Surfing in San Sebastian (Christine in Spain)

During the weekends I had the opportunity to travel outside of Salamanca. When I first arrived I hadn’t actually decided where I wanted to go, but I was able to join a couple groups of Umich students on trips around the country. My favorite trip was one we made to País Vasco. As we took the train I couldn’t take my eyes off of the window. Right before my eyes the terrain was changing so drastically. As we left Salamanca it was mostly countryside and a lot of farmland. The expanses were dry and desert-like for the first couple hours, but as we got closer to the ocean the view transformed completely. Mountains appeared in the distance surrounded by large forests of deep green trees. Once we got off the train the air was much cooler, compared to the heat wave we had been experiencing earlier. It felt like it had just rained, which was a strange feeling because it almost never rained in Salamanca.

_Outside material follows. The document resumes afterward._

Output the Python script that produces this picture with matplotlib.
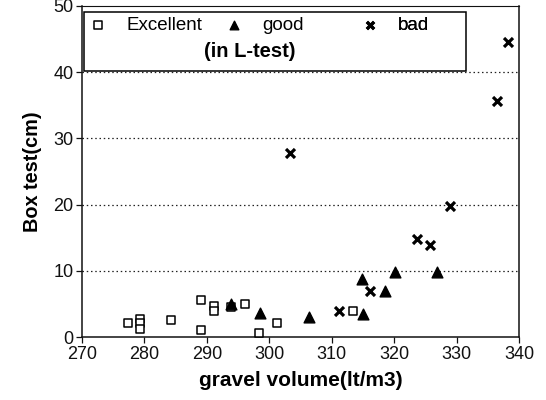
import matplotlib
matplotlib.use("Agg")
import matplotlib.pyplot as plt
from matplotlib.patches import Rectangle

plt.rcParams['font.family'] = ['Liberation Sans', 'DejaVu Sans']

# gravel volume (lt/m3) and box test (cm), grouped by L-test result
excellent_x = [277.3, 279.3, 279.3, 279.3, 284.2, 289.0, 289.0, 291.1, 291.1,
               293.8, 296.1, 298.4, 301.2, 313.4]
excellent_y = [2.1, 2.7, 2.2, 1.2, 2.6, 5.6, 1.1, 4.7, 4.0,
               4.5, 5.0, 0.7, 2.1, 4.0]

good_x = [293.8, 298.5, 306.3, 314.9, 315.0, 318.5, 320.1, 326.8]
good_y = [5.0, 3.6, 3.0, 8.8, 3.5, 6.9, 9.9, 9.9]

bad_x = [303.3, 311.1, 316.1, 323.7, 325.7, 328.9, 336.4, 338.2]
bad_y = [27.8, 4.0, 6.9, 14.9, 13.9, 19.8, 35.7, 44.5]

x_ticks = [270, 280, 290, 300, 310, 320, 330, 340]
y_ticks = [0, 10, 20, 30, 40, 50]

fig = plt.figure(figsize=(5.46, 4.0), dpi=100)
ax = fig.add_axes([0.150, 0.157, 0.801, 0.828])

ax.set_xlim(270, 340)
ax.set_ylim(0, 50)
ax.set_xticks(x_ticks)
ax.set_yticks(y_ticks)
ax.tick_params(labelsize=13, length=4, width=0.9, direction='out',
               colors='#111111', pad=2)

for y in y_ticks[1:-1]:
    ax.axhline(y, color='#222222', lw=0.9, ls=(0, (1.2, 2.2)), zorder=0)

for s in ax.spines.values():
    s.set_linewidth(1.1)
    s.set_color('#111111')
ax.spines['top'].set_linewidth(0.8)

h1 = ax.scatter(excellent_x, excellent_y, marker='s', s=40, facecolors='white',
                edgecolors='black', linewidths=1.1, zorder=3, label='Excellent')
h2 = ax.scatter(good_x, good_y, marker='^', s=60, color='black', zorder=4, label='good')
h3 = ax.scatter(bad_x, bad_y, marker='x', s=42, color='black', linewidths=2.3,
                zorder=4, label='bad')

# legend box with one entry per category, plus the caption line
ax.add_patch(Rectangle((0.005, 0.804), 0.873, 0.178, transform=ax.transAxes,
                       facecolor='white', edgecolor='black', lw=1.1, zorder=5))
entry_x = [0.0153, 0.326, 0.637]
for handle, ex in zip([h1, h2, h3], entry_x):
    lg = ax.legend(handles=[handle], frameon=False, fontsize=13.5,
                   loc='center left', bbox_to_anchor=(ex, 0.9427),
                   handlelength=1.0, handletextpad=1.0, borderpad=0.0,
                   borderaxespad=0.0, markerscale=0.8)
    lg.set_zorder(6)
    ax.add_artist(lg)
ax.text(0.384, 0.864, '(in L-test)', transform=ax.transAxes, ha='center',
        va='center', fontsize=14.5, fontweight='bold', zorder=7)

ax.set_xlabel('gravel volume(lt/m3)', fontsize=15, fontweight='bold', labelpad=6)
ax.set_ylabel('Box test(cm)', fontsize=14.3, fontweight='bold', labelpad=8)

fig.savefig('out.png', dpi=100)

We stayed in Bilbao, a very popular city in the Basque country famous for the Guggenheim museum. Once we checked into our hostel we went out on a hunt to find traditional Basque dishes. In class, we had learned about a dish that was famous in the north, they called it PilPil, which is a cod dish. The fish was extremely smooth and covered in a savory yellow sauce that complimented it perfectly. Unfortunately, we didn’t spend much time in Bilbao because we had planned to spend the next day in San Sebastian, which was right next to the ocean.

Originally, my plan for San Sebastian was to lie on the beach and just explore the city. I had no idea that some of the people in the group had planned to take surfing lessons. I was upset that I wasn’t signed up, but luckily I was able to join the group last minute. They were just about to head out when I asked if there was still room for another person. In a couple minutes, I was in a wetsuit running to get a board. It was the best and most spontaneous decision I had made.  Our surf instructor Borja was hilarious and I was able to stand up and ride a wave a few times. The rest of the day we spent on an island eating paella, fighting viscous ocean winds, and running up a hill towards a large Jesus monument that overlooked the whole city.  I had the time of my life that day because when I had left for San Sebastian I had had no plans, but by the end of the day I had done more that I could wrap my head around. I think this is the best way to explore new places. Unless there is something you specifically want to do that requires additional planning it is always fun just to see where the day takes you. You should also never be afraid of random changes in plans. The opportunity isn’t always surfing, but if you are offered the chance to do something exciting or even different, it can never hurt to try.